In order to find out the number of self-citations, as a fourth step we need to go through the reference lists of each of these 21 articles. Obviously, this is a fairly tedious procedure. This time, we need to remember to count all citations, not just citations to ISI listed articles, as our base rate is now all citations. We also still need to remember to include all articles where we are not the first authors. Doing for all 21 articles, resulted in a total of 47 self-citations, i.e. just over 5% of the total number of citations.

Conclusion

Even if someone would be willing to go through this extremely time-consuming and cumbersome process, it is quite likely that most applicants will not really understand how to do this. More importantly, it is very unlikely that university administrators or research officers will understand these procedures and hence candidates will most likely be instructed to simply use the “view without self-citations” link. This leads almost certainly to a an underestimation of their real number of citations (as it only counts citing articles), and most likely to a substantial overestimation of their self-citations.

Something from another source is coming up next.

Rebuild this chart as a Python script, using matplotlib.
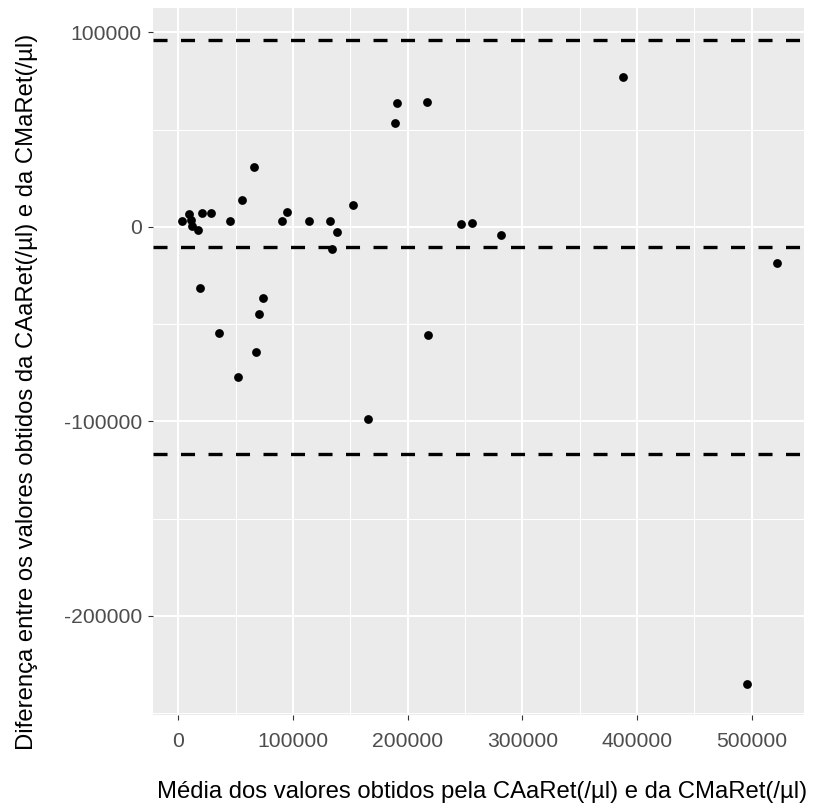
import matplotlib
matplotlib.use("Agg")
import matplotlib.pyplot as plt
from matplotlib.ticker import MultipleLocator

plt.rcParams['font.family'] = ['Liberation Sans', 'DejaVu Sans']
plt.rcParams['axes.unicode_minus'] = False
plt.rcParams['lines.scale_dashes'] = False

# media das duas contagens (eixo x) e diferenca (eixo y)
media = [3500, 9300, 11100, 12200, 17400, 20900, 28500, 45100, 55300, 66000,
         90100, 94500, 19200, 73800, 70600, 35700, 67500, 52300, 114200, 132300,
         138400, 133700, 152000, 190700, 189200, 216600, 246500, 255800, 281100,
         218000, 165100, 388000, 522000, 495400]
diferenca = [3100, 6500, 3400, 500, -1700, 6900, 6900, 3100, 13700, 30900,
             3100, 7600, -31400, -36700, -44800, -54700, -64600, -77300, 2900, 2900,
             -2600, -11500, 11200, 63500, 53500, 64300, 1200, 2100, -4300,
             -55700, -98900, 76900, -18800, -235200]

# vies medio e limites de concordancia
bias = -10300
lim_sup = 96000
lim_inf = -116600

titulo_x = 'Média dos valores obtidos pela CAaRet(/µl) e da CMaRet(/µl)'
titulo_y = 'Diferença entre os valores obtidos da CAaRet(/µl) e da CMaRet(/µl)'

W, H = 814, 810
fig = plt.figure(figsize=(W / 100, H / 100), dpi=100)
ax = fig.add_axes([153.3 / W, 1 - 714.5 / H, (804 - 153.3) / W, (714.5 - 8.3) / H])
ax.set_facecolor('#EBEBEB')
for s in ax.spines.values():
    s.set_visible(False)

ax.xaxis.set_major_locator(MultipleLocator(100000))
ax.xaxis.set_minor_locator(MultipleLocator(50000))
ax.yaxis.set_major_locator(MultipleLocator(100000))
ax.yaxis.set_minor_locator(MultipleLocator(50000))
ax.grid(which='major', color='white', linewidth=1.5)
ax.grid(which='minor', color='white', linewidth=0.75)
ax.set_axisbelow(True)

ax.scatter(media, diferenca, s=40, color='black', linewidths=0, zorder=3)
for yv in [lim_sup, bias, lim_inf]:
    ax.axhline(yv, color='black', linewidth=2.4, dashes=(10.1, 9.7), zorder=4)

ax.set_xlim(-21800, 545500)
ax.set_ylim(-250700, 112300)

ax.tick_params(which='major', length=3.8, width=0.8, color='#333333',
               labelcolor='#4D4D4D', labelsize=15.2)
ax.tick_params(axis='x', pad=8.5)
ax.tick_params(axis='y', pad=4.5)
ax.tick_params(which='minor', length=0)
ax.ticklabel_format(style='plain')

# titulos dos eixos, com tamanho ajustado ao comprimento do original
tx = fig.text(157 / W, 1 - 798 / H, titulo_x, fontsize=17, ha='left', va='baseline')
ty = fig.text(27 / W, 1 - 392.3 / H, titulo_y, fontsize=17, rotation=90,
              ha='center', va='center')
r = fig.canvas.get_renderer()
tx.set_fontsize(17 * 653 / tx.get_window_extent(r).width)
ty.set_fontsize(17 * 718.7 / ty.get_window_extent(r).height)

fig.savefig('out.png', dpi=100)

So why bother with removing self-citations in the first place? It is a time-consuming and error prone process. In the vast majority of cases, the error margin introduced by removing self-citations will be larger than the error margin present by including self-citations. It is likely that different applicants will interpret the instructions differently, hence leading to inequitably comparisons. For most applicants and administrators, the difference between ISI's General Search and Cited By Search is difficult enough as it is. Why include even more complexity?

In the example above, my self-citation rate ranged from 3-5%, or 15% in the very naive and inaccurate interpretation. Would it have made any difference in evaluating my ISI citation record whether I had 867 or 914 citations, or even 331 or 389 citations? Most probably not. So why bother?